— Ваше благородие, — напомнил о себе Силаев. — Тут дело такое… Викентия Васильевича похоронить бы надо по-христиански. Своих-то денег у меня немного осталось, но ведь на такое и хозяйские потратить можно?
— Можно, я так полагаю, — в голосе Крамница явственно слышалось участие. — Ладно, Силаев, отправляйся-ка ты в хозяйский дом, да не отлучайся из Москвы пока что. Как дозволение на похороны начальство даст, я тебя извещу У тебя-то самого есть где жить? Ежели наследники твоего хозяина не отыщутся, дом казна заберёт.
— Вы, ваше благородие, душегуба этого изловите, — с чувством попросил Силаев. — А я не пропаду!
— Значит, негде, — правильно понял Крамниц. — Ладно, посмотрю, что для тебя сделать можно…
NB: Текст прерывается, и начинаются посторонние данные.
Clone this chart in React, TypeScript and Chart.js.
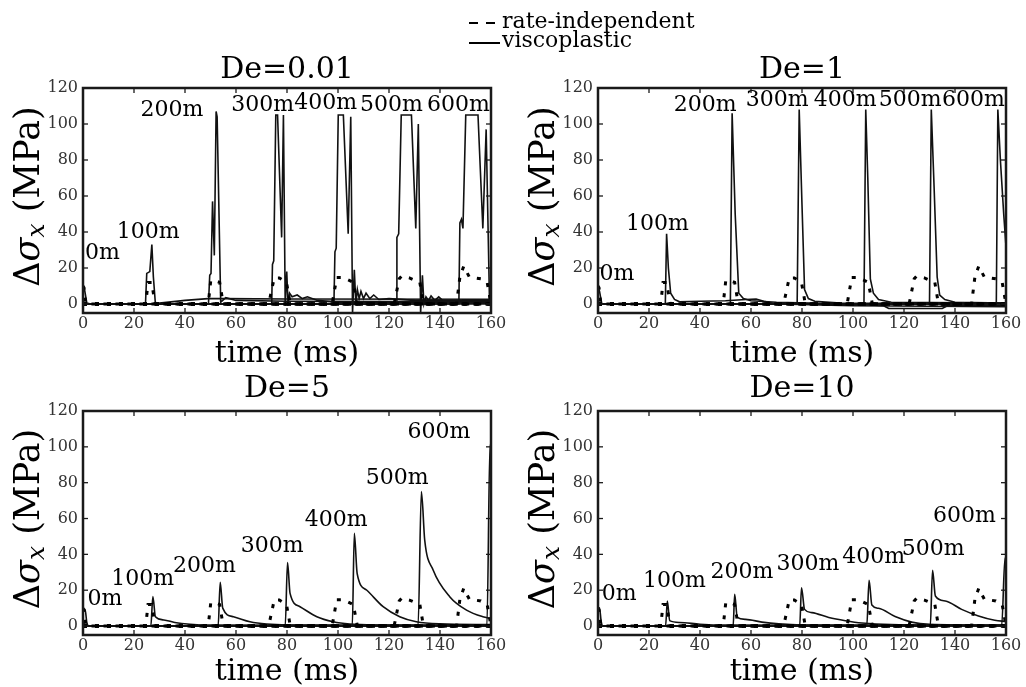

— Премного благодарю, ваше благородие, но я ж солдат, хоть и отставной! — вскинул голову Силаев. — Голодным точно не останусь, а бездомным если и побуду, то всяко недолго!
…Разумеется, установление личности соседа Ташлиной по могиле стоило признать успехом, как и выяснение любовной связи между ними обоими. Другое дело, что успех этот пока что никак не вёл к тому, чтобы выяснить, каким образом Ташлина и Данилевич оказались там, где мы их нашли, и установить, кто их туда отправил. Поэтому мы с Иваном Адамовичем решили выжать всё, что можно, из успеха с Данилевичем. Во-первых, Крамниц собирался и дальше давить на прислугу Ташлиных, теперь уже точно зная, что у Антонины Георгиевны был любовник; во-вторых, он же брался пройтись по трактирам и ресторанам, куда ходил Данилевич; в-третьих, появилось у пристава желание внимательно осмотреть дом Данилевича, тут я и попросил его взять меня с собой на предмет прояснения, что за книги тот с таким увлечением читал. И раз мы приняли столь мудрые решения, то не стали откладывать их исполнение и отправились в дом Данилевича.
…Говоря, будто хозяин не бедствовал и не роскошествовал, Силаев душой не покривил. Именно такое впечатление о своём хозяине дом и создавал. Не модная, но вполне добротная мебель не казалась старой, обстановка пусть и не блестела, но и никакой грязи я не заметил — хозяйский наказ насчёт чистоты и порядка в доме Силаев исполнял неукоснительно. Крамниц сразу занялся поиском бумаг Данилевича, я же взялся за содержимое двух книжных шкафов. Ох, и ничего же себе!
— Полюбопытствуйте, Иван Адамович, — пригласил я пристава присоединиться ко мне.
— Ого! — вот и Крамниц не справился со своими чувствами. И было от чего…
Два последних издания «Каталога Царского Исторического Музея», все выпуски «Альманаха русских древностей» и журнала «Русский собиратель» за последние восемь лет, труды князя Белозёрского по исследованию русских летописей, слов и поучений, десятка три других книг по русской истории, огромное количество нумеров Московского, Ярославского и Тверского епархиальных вестников, две толстых укладки с выписками из Кремлёвского архива и дюжина тетрадей с записями, сделанными, по всей видимости, в Царской библиотеке — круг чтения отставного артиллерийского капитана поражал основательностью подбора книг.
— Кажется, упрекая супруга в том, что поиск древностей он предпочитает семейной жизни, Антонина Ташлина изрядно кривила душой. Не находите, Иван Адамович? — спросил я пристава.
— Нахожу, Алексей Филиппович, очень даже нахожу, — согласился Крамниц.
— Кстати, Иван Адамович, полюбуйтесь, — я раскрыл первую попавшуюся мне книгу и показал приставу обилие пометок, сделанных карандашом на её полях. Присмотревшись, я увидел, что все книги отличались обилием закладок, отмечавших, как я понимал, страницы с подобными пометками.
— М-да… — только и смог сказать пристав.
Пользуясь тем, что Крамниц вернулся к бумагам покойного, я попытался понять, что именно привлекало внимание Данилевича в этих книгах, и уже довольно скоро, кажется, понял. Впрочем, Крамницу я пока решил ничего не говорить, для начала окончательно уверившись в своём открытии самому. Для этого, правда, мне надо их все просмотреть, и сделать это в спокойной домашней обстановке, а не у Крамница в управе и тем более не здесь. Отозвав пристава в сторонку, я изложил ему своё желание временно забрать часть книг и объяснил, зачем оно мне нужно.
— Вот что, Силаев, — повернулся к нему Крамниц, — бумаги хозяина твоего я изымаю. Часть книг тоже заберу, но со скорым возвратом. Ты же смотри, чтобы всё в доме сохранялось и ничего не пропало. На вот, возьми, — он протянул Силаеву бумажную трёхрублёвку.
— Премного благодарю, ваше благородие! — отставной солдат вытянулся во фрунт.